Day 28: Salton Intenso Sparkling Brut

Cathy Huyghe
Blue Collar Wine Guide: An Experiment
2 min readDec 2, 2015

This week I’m traveling in Brazil and looking, of course, to put myself in the shoes of a typical wine consumer in Brazil.

When I do that, here are a few things I know:

  1. I don’t actually drink much wine — less than half a gallon per year. (A typical consumer in the U.S., by comparison, drinks about three gallons each year.)
  2. Brazilian sparkling wines are popular, with a producer called Salton accounting for about 40% of the consumption of those wines.
  3. Salton’s entry level bottles start at 10 to 15 reais (or $2.60 to $3.90) per bottle. To put that price in context: a bottle of soda costs 3.5 reais ($0.90), a cappuccino about 4.8 reais ($1.25), and imported beer about 10 reais ($2.60).

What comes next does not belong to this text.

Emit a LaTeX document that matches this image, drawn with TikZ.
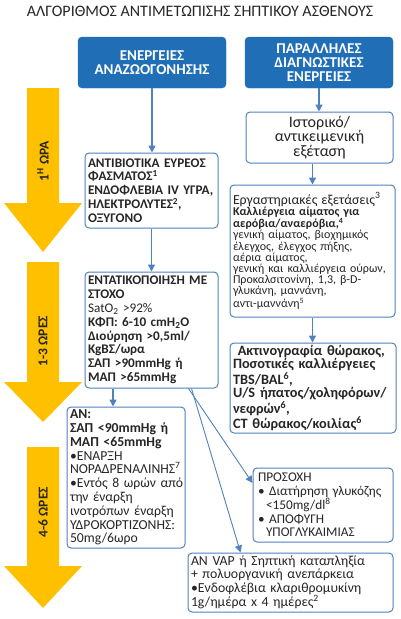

Fair enough, and the relative prices are not so very different from costs back home. The reasons why I drink sparkling wine here are also not so different than why I drink it at home. There are the sounds — of the cork popping, of the bubbles fizzing. There’s the lift of sparkling wine — my spirits float higher when I open a bottle or drink a glass, regardless of what else has happened that day. And there’s this sense of what’s next — sparkling wine, for me, has a gush of anticipation about it, a swirl of movement that sets my eyes and my thoughts ahead.

I’m sure I’m not alone in my enthusiasm for sparkling wine, if its current and increasing popularity across all price points is any gauge. That popularity is why Brazilian winemakers are upping production and exports, and it may also be why they’re pricing those exports to fill a space on the shelf that’s opening up as über popular Italian Proseccos step higher up the scale.

So what will a typical American consumer find when it comes to Brazilian sparkling wine on the shelf?

One option will be Salton Intenso Brut, which is already the producer’s best-seller abroad. It’ll cost $12 to $16, and it will be fresh. You’ll find a storm of bubbles in the glass and it’ll smell like pears and white flowers. You’ll open it on a typical weeknight — for that lift I mentioned before — or maybe on your way out on the weekend. It’s a mood setter, or maybe a mood shifter. In either case, it will hit the spot.

Quick Background Note: The Blue Collar Wine Guide is a 30-day, 30-wine experiment that looks at some of the world’s most popular, consumer-friendly wines. The idea is to take off my wine-writer shoes and stand instead in the shoes of Jane-and-Joe-in-front-of-a-wall-of-wine. Thank you for reading today’s post!